Muitos avaliam que Lula teria caminho livre para sua reeleição com Bolsonaro fora da disputa. Outros que o fim da ameaça bolsonarista isolaria a extrema direita do país e abriria espaço para a chamada “terceira via”, caso o governo tropece nas próprias pernas. O problema é que os nomes mais competitivos nesse campo estão participando do governo: o vice-presidente Geraldo Alckmin (PSB), ministro de Desenvolvimento, Indústria e Comércio; Simone Tebet (MDB), ministra do Planejamento; e Marina Silva (Rede), ministra do Meio Ambiente. Somente o governador do Rio Grande do Sul, Eduardo Leite (PSDB), e o ex-governador paulista João Doria (sem partido), que se dedica às suas atividades empresariais, estão de fora.

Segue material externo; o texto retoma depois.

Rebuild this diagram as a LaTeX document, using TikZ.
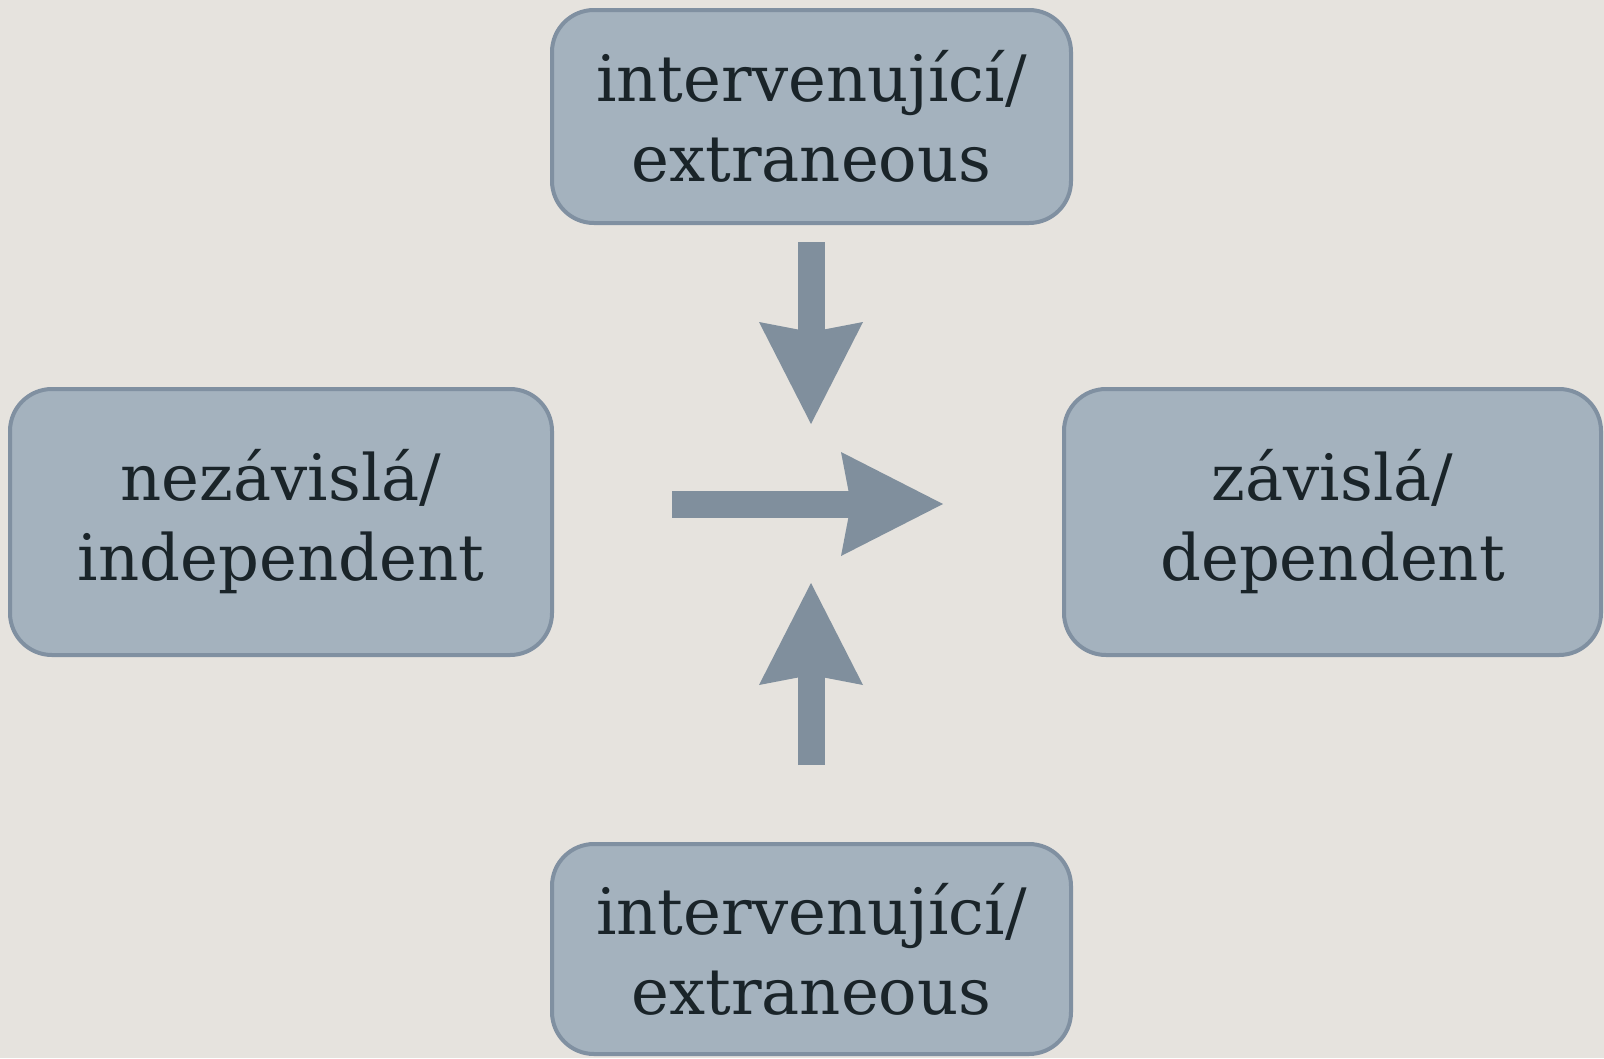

Em contrapartida, pululam possíveis candidatos mais à direita, de olho nos eleitores órfãos de Bolsonaro: os governadores de São Paulo, Tarcísio de Freitas (PR); de Minas, Romeu Zema (Novo); e de Goiás, Ronaldo Caiado (União Brasil); os senadores Hamilton Mourão (PR-RS) e Sergio Moro (Podemos-PR). O problema é combinar com o ex-presidente da República, que precisa administrar as ambições familiares: Michelle Bolsonaro (PL) seria uma candidata fortíssima; ninguém é mais audacioso e sintonizado com a narrativa de Bolsonaro, da qual foi mentor nas redes sociais, do que o vereador carioca Carlos Bolsonaro (PR), filho do ex-presidente e a mais perfeita síntese do bolsonarista raiz.

É uma situação curiosa, porque Tarcísio, Mourão e Carlos estão no PR e não no PL, o partido de Bolsonaro. Presidente da legenda, Valdemar Costa Netto não consegue disfarçar sua preferência por Michelle Bolsonaro como herdeira do espólio do marido. Outra contradição é a situação de Tarcísio de Freitas, considerado o melhor nome para suceder a Bolsonaro pela elite empresarial paulista, porém sem o apoio dos políticos para abandonar o Palácio dos Bandeirantes em vez de concorrer à reeleição, a começar pelo presidente do PSD, Gilberto Kassab, que acha mais prudente o atual governador disputar o segundo mandato no cargo e não repetir o caso Doria.